As Development Consents are expensive and time consuming to obtain, their retention has always been critical to developers, mining companies and landowners.
Normally a Development Consent will lapse a date 5 years after the date it is granted, unless there is physical commencement of "building, engineering or construction work relating to the building, subdivision or work" which takes place on the site before the expiry date of the consent.
To stop a Development Consent from lapsing requires certain actions to be undertaken by way of works or activities on the site. See section 4.53 of the Environment Planning and Assessment Act 1979 (NSW) (the Act) which sets out the statutory requirements, namely;
- Where building, engineering or construction work has been physically commenced on the land which is the subject of the development consent; or
- Where work has been physically commenced before the date on which the consent of consent would otherwise have lapsed; or
- The work relates to an approved development.
The test has often been based on a bare minimum of physical activity.
In accordance with section 4.53 of the Act, various Court decisions have given guidance in relation to what physical activities or works would prevent a Development consent from lapsing, with the proviso that the works must be lawful and referable to the Development Consent.
See the decision of Cando Management and Maintenance Pty Ltd v Cumberland Council  NSWCA 26, where the New South Wales Court of Appeal considered whether a Development Consent had lapsed. The Court reiterated that Applicant's must demonstrate that any works that are relied on to activate a Development Consent were carried out in accordance with the conditions of that Development Consent.
Examples of activities that have constituted 'physical commencement', as held by the Courts have included:
- extracting samples of water from the site for offsite quality testing;
- erosion and sediment control work;
- acoustical testing for the purpose of engineering works;
- demolition work;
- the removal and testing of soil for the purposes of obtaining a remediation report;
- digging boreholes for the testing of soil conditions; or
- survey work.
What has changed?
On 15 May 2020 a new clause 124AA was inserted in the Environmental Planning and Assessment Regulation 2000 via the Environmental Planning and Assessment Amendment (Lapsing of Consent) Regulation 2020, to state that the following work will not be sufficient to constitute physical commencement of a development in order to save a Development Consent from lapsing:
(a) creating a bore hole for soil testing,
(b) removing water or soil for testing,
(c) carrying out survey work, including the placing of pegs or other survey equipment,
(d) acoustic testing,
(e) removing vegetation as an ancillary activity,
(f) marking the ground to indicate how land is to be developed.

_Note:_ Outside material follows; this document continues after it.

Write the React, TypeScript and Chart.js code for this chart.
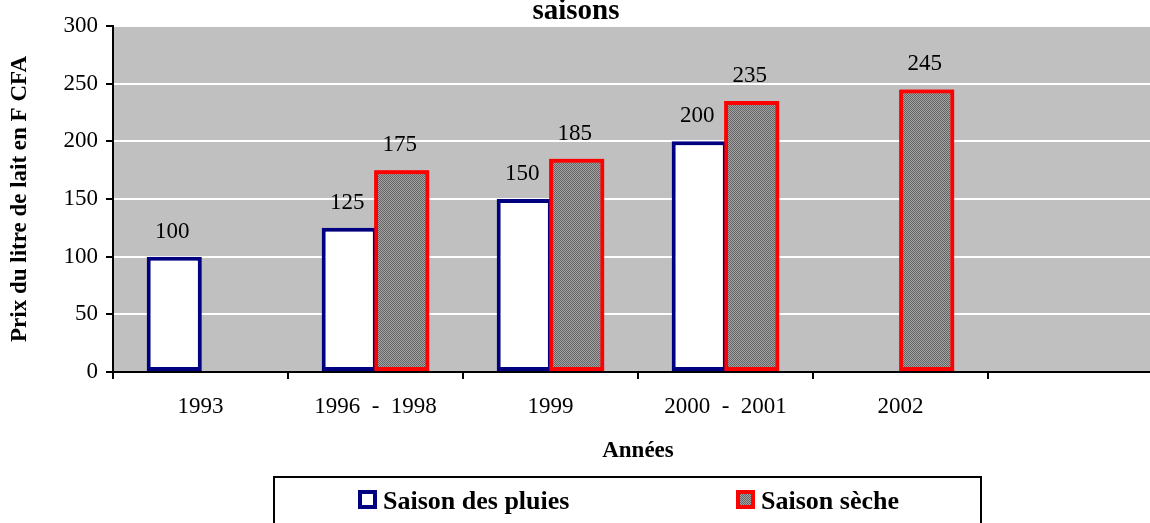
import React, { useEffect, useRef } from 'react';
import { Chart, registerables } from 'chart.js';

Chart.register(...registerables);

const categories = ['1993', '1996  -  1998', '1999', '2000  -  2001', '2002', ''];
const rainySeason: (number | null)[] = [100, 125, 150, 200, null, null];
const drySeason: (number | null)[] = [null, 175, 185, 235, 245, null];
const seriesNames = ['Saison des pluies', 'Saison sèche'];
const titleText = 'saisons';
const yTitle = 'Prix du litre de lait en F CFA';
const xTitle = 'Années';
const yMin = 0;
const yMax = 300;
const yStep = 50;

const SERIF = '"Liberation Serif", "Times New Roman", serif';
const NAVY = '#000080';
const RED = '#FF0000';
const PLOT_BG = '#C0C0C0';

function makePattern(): CanvasPattern | string {
  const c = document.createElement('canvas');
  c.width = 2;
  c.height = 2;
  const g = c.getContext('2d');
  if (!g) return '#888888';
  g.fillStyle = '#a4a4a4';
  g.fillRect(0, 0, 2, 2);
  g.fillStyle = '#646464';
  g.fillRect(0, 0, 1, 1);
  g.fillRect(1, 1, 1, 1);
  const p = g.createPattern(c, 'repeat');
  return p || '#888888';
}

export default function App() {
  const canvasRef = useRef<HTMLCanvasElement | null>(null);

  useEffect(() => {
    const canvas = canvasRef.current;
    if (!canvas) return;
    const pattern = makePattern();

    const decorPlugin = {
      id: 'decor',
      beforeDraw(chart: any) {
        const { ctx, chartArea } = chart;
        ctx.save();
        ctx.fillStyle = PLOT_BG;
        ctx.fillRect(chartArea.left, chartArea.top, chartArea.right - chartArea.left, chartArea.bottom - chartArea.top);
        ctx.restore();
      },
      afterDatasetsDraw(chart: any) {
        // dry-season bars sit on top of the rainy-season bars
        const ctx = chart.ctx;
        const meta = chart.getDatasetMeta(1);
        meta.data.forEach((el: any, i: number) => {
          const v = chart.data.datasets[1].data[i];
          if (v === null || v === undefined) return;
          el.draw(ctx, chart.chartArea);
        });
      },
      afterDraw(chart: any) {
        const { ctx, chartArea } = chart;
        ctx.save();
        ctx.fillStyle = '#000';
        // data labels
        ctx.font = `23px ${SERIF}`;
        ctx.textAlign = 'center';
        ctx.textBaseline = 'middle';
        chart.data.datasets.forEach((ds: any, di: number) => {
          const meta = chart.getDatasetMeta(di);
          meta.data.forEach((el: any, i: number) => {
            const v = ds.data[i];
            if (v === null || v === undefined) return;
            ctx.fillText(String(v), el.x - 2, el.y - 25);
          });
        });
        // title
        ctx.font = `bold 29px ${SERIF}`;
        ctx.textBaseline = 'alphabetic';
        ctx.fillText(titleText, 576, 19);
        // x title
        ctx.font = `bold 23px ${SERIF}`;
        ctx.textBaseline = 'middle';
        ctx.fillText(xTitle, (chartArea.left + chartArea.right) / 2, 451);
        // y title
        ctx.save();
        ctx.translate(20, (chartArea.top + chartArea.bottom) / 2);
        ctx.rotate(-Math.PI / 2);
        ctx.fillText(yTitle, 0, 0);
        ctx.restore();
        // legend box
        ctx.strokeStyle = '#000';
        ctx.lineWidth = 2;
        ctx.strokeRect(274, 477, 707, 70);
        // legend items
        const items = [
          { x: 358, tx: 383, border: NAVY, fill: '#FFFFFF' as any },
          { x: 736, tx: 761, border: RED, fill: pattern as any },
        ];
        items.forEach((it, k) => {
          ctx.fillStyle = it.border;
          ctx.fillRect(it.x, 490, 19, 19);
          ctx.fillStyle = it.fill;
          ctx.fillRect(it.x + 4, 494, 11, 11);
          ctx.fillStyle = '#000';
          ctx.font = `bold 26px ${SERIF}`;
          ctx.textAlign = 'left';
          ctx.textBaseline = 'alphabetic';
          ctx.fillText(seriesNames[k], it.tx, 509);
        });
        ctx.restore();
      },
    };

    const chart = new Chart(canvas, {
      type: 'bar',
      data: {
        labels: categories,
        datasets: [
          {
            label: seriesNames[0],
            data: rainySeason,
            backgroundColor: '#FFFFFF',
            borderColor: NAVY,
            borderWidth: 4,
            borderSkipped: false,
            barPercentage: 1.05,
            categoryPercentage: 0.6,
          },
          {
            label: seriesNames[1],
            data: drySeason,
            backgroundColor: pattern as any,
            borderColor: RED,
            borderWidth: 4,
            borderSkipped: false,
            barPercentage: 1.05,
            categoryPercentage: 0.6,
          },
        ],
      },
      options: {
        responsive: false,
        animation: false,
        layout: { padding: { left: 0, top: 26, right: 17, bottom: 101 } },
        plugins: {
          legend: { display: false },
          title: { display: false },
          tooltip: { enabled: false },
        },
        scales: {
          x: {
            offset: true,
            grid: {
              offset: true,
              drawOnChartArea: false,
              drawTicks: true,
              tickLength: 7,
              tickColor: '#000',
              lineWidth: 2,
              color: '#000',
            },
            border: { display: true, color: '#000', width: 2 },
            ticks: {
              color: '#000',
              font: { family: SERIF, size: 23 },
              padding: 14,
              maxRotation: 0,
              autoSkip: false,
            },
            afterFit: (scale: any) => {
              scale.height = 50;
            },
          },
          y: {
            min: yMin,
            max: yMax,
            grid: {
              color: '#FFFFFF',
              lineWidth: 2,
              drawTicks: true,
              tickLength: 7,
              tickColor: '#000',
            },
            border: { display: true, color: '#000', width: 2 },
            ticks: {
              stepSize: yStep,
              color: '#000',
              font: { family: SERIF, size: 23 },
              padding: 8,
            },
            afterFit: (scale: any) => {
              scale.width = 113;
            },
          },
        },
      },
      plugins: [decorPlugin],
    });

    return () => {
      chart.destroy();
    };
  }, []);

  return (
    <div
      style={{
        position: 'fixed',
        left: 0,
        top: 0,
        width: 1150,
        height: 523,
        overflow: 'hidden',
        background: '#FFFFFF',
      }}
    >
      <canvas ref={canvasRef} width={1180} height={523} style={{ width: 1180, height: 523, display: 'block' }} />
    </div>
  );
}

As can be seen from the ambit of this new clause 124AA, certain works will no longer qualify as physical commencement. There has been a paradigm shift.
So, for Development Consents granted post 15 May 2020 careful consideration will now need to be undertaken to ensure that reliance is not placed on the above-mentioned activities, as set out in clause 124AA, as a basis for preventing a Development consent from lapsing. These could have been relied upon in the past.
Accordingly, those that obtain a Development Consent post 15 May 2020 will now need to demonstrate more substantive works, if their Development Consent is not to lapse in accordance with section 4.53 of the Act.
The content of this article is intended to provide a general guide to the subject matter. Specialist advice should be sought about your specific circumstances.